If 1. the new format is just like the old format except for one little difference to one struct, and 2. structs point to other structs, rather than containing them; then it's just a matter of calling your within-mmap(2)ed-arena malloc(2)-equivalent function to get a new chunk of the pmem arena of the right size for the new version of the struct; and then rewriting the pointer in the other struct to point to it; and then calling your free(2)-equivalent on the old version of the struct.

If you change the structure of some fundamental primitive type like how strings are represented, then you're probably going to have to rewrite your whole pmem arena.

Though, also, you can just make your code deal with both old and new versions of the struct, and only migrate structs when they're getting modified anyway. (This is equivalent to the way you'd avoid an RDBMS migration rewrite an entire table, by instead adding a trigger that makes the migration happen to a row on UPDATE, and then ensuring that your business-layer can deal with both migrated and un-migrated versions of the row.)



> If you change the structure of some fundamental primitive type like how strings are represented, then you're probably going to have to rewrite your whole pmem arena.

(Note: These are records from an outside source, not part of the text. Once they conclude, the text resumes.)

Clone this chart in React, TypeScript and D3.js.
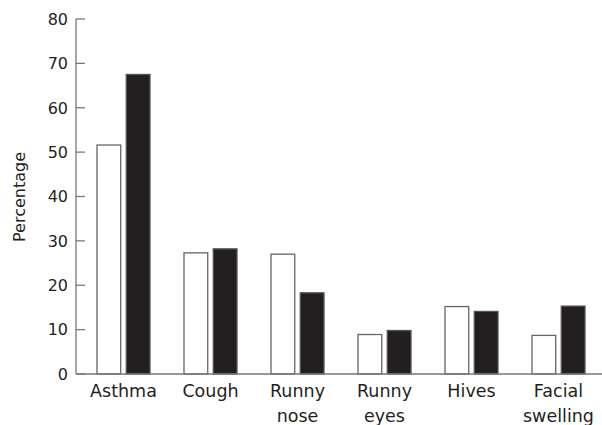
import React from "react";
import * as d3 from "d3";

const categories = ["Asthma", "Cough", "Runny nose", "Runny eyes", "Hives", "Facial swelling"];
const categoryLines = [["Asthma"], ["Cough"], ["Runny", "nose"], ["Runny", "eyes"], ["Hives"], ["Facial", "swelling"]];
const seriesNames = ["open", "filled"];
const openValues = [51.6, 27.3, 27.0, 8.9, 15.2, 8.7];
const filledValues = [67.5, 28.2, 18.3, 9.8, 14.1, 15.3];
const yTicks = [0, 10, 20, 30, 40, 50, 60, 70, 80];

const W = 602;
const H = 425;
const font = "'DejaVu Sans', sans-serif";
const ink = "#231f20";
const axisColor = "#777";

export default function App() {
  const y = d3.scaleLinear().domain([0, 80]).range([374, 19]);
  const x = d3.scaleBand<string>().domain(categories).range([80, 602]).padding(0);
  const groupW = 53;
  const inner = d3.scaleBand<string>().domain(seriesNames).range([0, groupW]).paddingInner(0.19);
  const off = (x.bandwidth() - groupW) / 2;
  const values = [openValues, filledValues];

  return (
    <svg width={W} height={H} style={{ position: "absolute", left: 0, top: 0 }} fontFamily={font}>
      {categories.map((c, i) =>
        seriesNames.map((s, j) => {
          const v = values[j][i];
          const bx = (x(c) as number) + off + (inner(s) as number);
          return (
            <rect
              key={c + s}
              x={bx}
              y={y(v)}
              width={inner.bandwidth()}
              height={y(0) - y(v)}
              fill={j === 0 ? "#fff" : ink}
              stroke={j === 0 ? "#666" : "#555"}
              strokeWidth={1.3}
            />
          );
        })
      )}
      <line x1={76} x2={76} y1={y(80)} y2={y(0)} stroke={axisColor} strokeWidth={1.3} />
      <line x1={76} x2={602} y1={y(0)} y2={y(0)} stroke={axisColor} strokeWidth={1.3} />
      {yTicks.map((t) => (
        <g key={t}>
          <line x1={76} x2={85} y1={y(t)} y2={y(t)} stroke={axisColor} strokeWidth={1.3} />
          <text x={68} y={y(t)} dy="0.36em" textAnchor="end" fontSize={16} fill={ink}>
            {t}
          </text>
        </g>
      ))}
      {categories.map((c, i) => (
        <text key={c} textAnchor="middle" fontSize={17.5} fill={ink}>
          {categoryLines[i].map((ln, k) => (
            <tspan key={k} x={(x(c) as number) + x.bandwidth() / 2} y={397 + k * 25}>
              {ln}
            </tspan>
          ))}
        </text>
      ))}
      <text transform="translate(25,197) rotate(-90)" textAnchor="middle" fontSize={16} fill={ink}>
        Percentage
      </text>
    </svg>
  );
}
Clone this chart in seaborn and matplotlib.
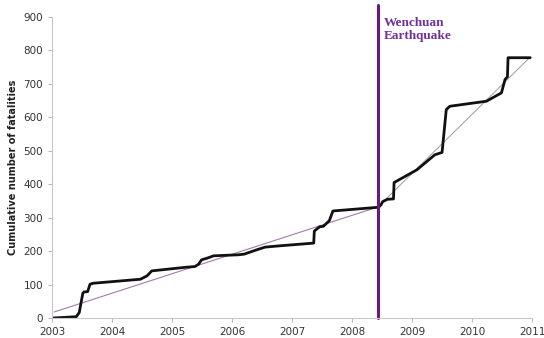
import numpy as np
import pandas as pd
import seaborn as sns
import matplotlib.pyplot as plt

# cumulative fatalities (decimal years)
years = [2003.0, 2003.40, 2003.45, 2003.51, 2003.53, 2003.59, 2003.63, 2003.68,
         2004.47, 2004.58, 2004.66, 2005.24, 2005.38, 2005.44, 2005.49, 2005.60,
         2005.69, 2006.10, 2006.20, 2006.41, 2006.55, 2006.80, 2007.36, 2007.37,
         2007.46, 2007.52, 2007.62, 2007.68, 2008.36, 2008.44, 2008.48, 2008.51,
         2008.59, 2008.69, 2008.70, 2008.83, 2009.08, 2009.38, 2009.50, 2009.57,
         2009.63, 2010.24, 2010.49, 2010.55, 2010.59, 2010.60, 2010.97]
fatalities = [0, 4, 16, 74, 78, 79, 101, 104,
              116, 126, 141, 152, 154, 161, 174, 180,
              186, 189, 191, 204, 212, 216, 224, 260,
              273, 274, 291, 320, 330, 331, 338, 348,
              355, 356, 405, 418, 443, 488, 495, 623,
              633, 648, 673, 713, 721, 778, 778]

# linear trends before and after the earthquake
trend_before_years = [2003.03, 2008.43]
trend_before_values = [18, 332]
trend_after_years = [2008.43, 2010.97]
trend_after_values = [332, 780]

quake_year = 2008.43
year_ticks = list(range(2003, 2012))
y_ticks = list(range(0, 1000, 100))

df = pd.DataFrame({"year": years, "fatalities": fatalities})
before = pd.DataFrame({"year": trend_before_years, "fatalities": trend_before_values})
after = pd.DataFrame({"year": trend_after_years, "fatalities": trend_after_values})

sns.set_style("ticks")
fig = plt.figure(figsize=(5.44, 3.38), dpi=100)
ax = fig.add_axes([0.096, 0.059, 0.882, 0.891])

sns.lineplot(data=before, x="year", y="fatalities", ax=ax, color="#a878b0", linewidth=0.8)
sns.lineplot(data=after, x="year", y="fatalities", ax=ax, color="#b0a0b0", linewidth=0.8)
sns.lineplot(data=df, x="year", y="fatalities", ax=ax, color="#111111", linewidth=2.0)
# earthquake marker runs a little above the plot area
ax.plot([quake_year, quake_year], [0, 937], color="#6a1a7a", linewidth=2.2, clip_on=False)
ax.text(quake_year + 0.1, 900, "Wenchuan\nEarthquake", color="#7030a0", fontsize=9.5,
        fontweight="bold", family="Liberation Serif", va="top", ha="left", linespacing=1.15)

ax.set_xlim(2003, 2011)
ax.set_ylim(0, 900)
ax.set_xticks(year_ticks)
ax.set_yticks(y_ticks)
ax.tick_params(labelsize=7.5, colors="#bbbbbb", labelcolor="#333333", length=3, width=0.8)
ax.set_xlabel("")
ax.set_ylabel("Cumulative number of fatalities", fontsize=7, fontweight="bold", color="#222222")
sns.despine(ax=ax)
for s in ["left", "bottom"]:
    ax.spines[s].set_color("#c8c8c8")

plt.savefig("out.png", dpi=100)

That's part of the reason why I was thinking something like Cap'n Proto or Protocol Buffers might make sense for a lot of structures. You pay a bit of cost for writing but get to gracefully handle upgrades to the structure if you do it right. I'd imagine you want to use something higher level just above them to organize the records. But this is all a really new area of thinking about this so I'm probably being a bit obtuse about it.